#### [DESCRIPTION OF THE TASK]
Read the lines below. Copy out any that hold the string "matplotlib".

#### [PROVIDED DATA]
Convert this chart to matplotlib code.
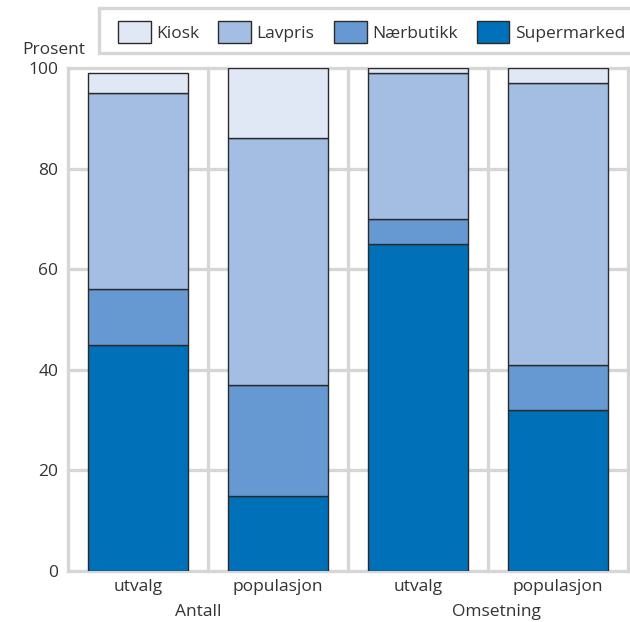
import numpy as np
import matplotlib
matplotlib.use("Agg")
import matplotlib.pyplot as plt
from matplotlib.patches import Patch, Rectangle

# Data
kategorier = ["utvalg", "populasjon", "utvalg", "populasjon"]
grupper = ["Antall", "Omsetning"]
serier = ["Kiosk", "Lavpris", "Nærbutikk", "Supermarked"]
supermarked = [45, 15, 65, 32]
naerbutikk = [11, 22, 5, 9]
lavpris = [39, 49, 29, 56]
kiosk = [4, 14, 1, 3]

farger = {"Kiosk": "#e1e8f5", "Lavpris": "#a3bee2",
          "Nærbutikk": "#6699d1", "Supermarked": "#0070b9"}
GRID = "#d6d6d6"
TXT = "#333333"
FS = 12.5
W, H = 630, 622

plt.rcParams["font.family"] = ["Open Sans", "DejaVu Sans"]

fig = plt.figure(figsize=(W / 100, H / 100), dpi=100)
ax = fig.add_axes([68 / W, 1 - 571 / H, 560 / W, 503 / H])

x = np.arange(len(kategorier))
bredde = 0.72
bunn = np.zeros(len(x))
for navn, verdier in [("Supermarked", supermarked), ("Nærbutikk", naerbutikk),
                      ("Lavpris", lavpris), ("Kiosk", kiosk)]:
    ax.bar(x, verdier, bredde, bottom=bunn, color=farger[navn],
           edgecolor="#2a2a2a", linewidth=1.0, zorder=3)
    bunn += np.array(verdier)

ax.set_xlim(-0.5, 3.5)
ax.set_ylim(0, 100)
ax.set_yticks(range(0, 101, 20))
ax.set_xticks(x)
ax.set_xticklabels(kategorier)

# grey grid: horizontal at ticks, vertical separators between bars
for yv in range(0, 101, 20):
    ax.axhline(yv, color=GRID, lw=2.4, zorder=1, clip_on=False)
for xv in [-0.5, 0.5, 1.5, 2.5, 3.5]:
    ax.axvline(xv, color=GRID, lw=2.4, zorder=1, clip_on=False)

for s in ax.spines.values():
    s.set_visible(False)
ax.tick_params(length=0, labelsize=FS, colors=TXT)
ax.tick_params(axis="x", pad=6)
ax.tick_params(axis="y", pad=7)

ax.text(0.43, -0.082, grupper[0], transform=ax.get_xaxis_transform(),
        ha="center", va="center", fontsize=FS, color=TXT)
ax.text(2.56, -0.082, grupper[1], transform=ax.get_xaxis_transform(),
        ha="center", va="center", fontsize=FS, color=TXT)
fig.text(22 / W, 1 - 50 / H, "Prosent", ha="left", va="center",
         fontsize=FS, color=TXT)

# legend box, open to the right edge like the reference
fig.patches.append(Rectangle((99 / W, 1 - 53 / H), 560 / W, 45 / H,
                             transform=fig.transFigure, facecolor="white",
                             edgecolor=GRID, linewidth=2.4, zorder=0))
handles = [Patch(facecolor=farger[s], edgecolor="#2a2a2a", linewidth=1.0)
           for s in serier]
leg = fig.legend(handles, serier, ncol=4, loc="center left",
                 bbox_to_anchor=(118 / W, 1 - 32 / H), borderaxespad=0,
                 borderpad=0, frameon=False, fontsize=FS,
                 handlelength=1.9, handleheight=1.6, handletextpad=0.3,
                 columnspacing=1.1, labelcolor=TXT)

fig.savefig("out.png", dpi=100)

#### [EXPECTED OUTPUT]
Convert this chart to matplotlib code.
import matplotlib
matplotlib.use("Agg")
import matplotlib.pyplot as plt
from matplotlib.patches import Patch, Rectangle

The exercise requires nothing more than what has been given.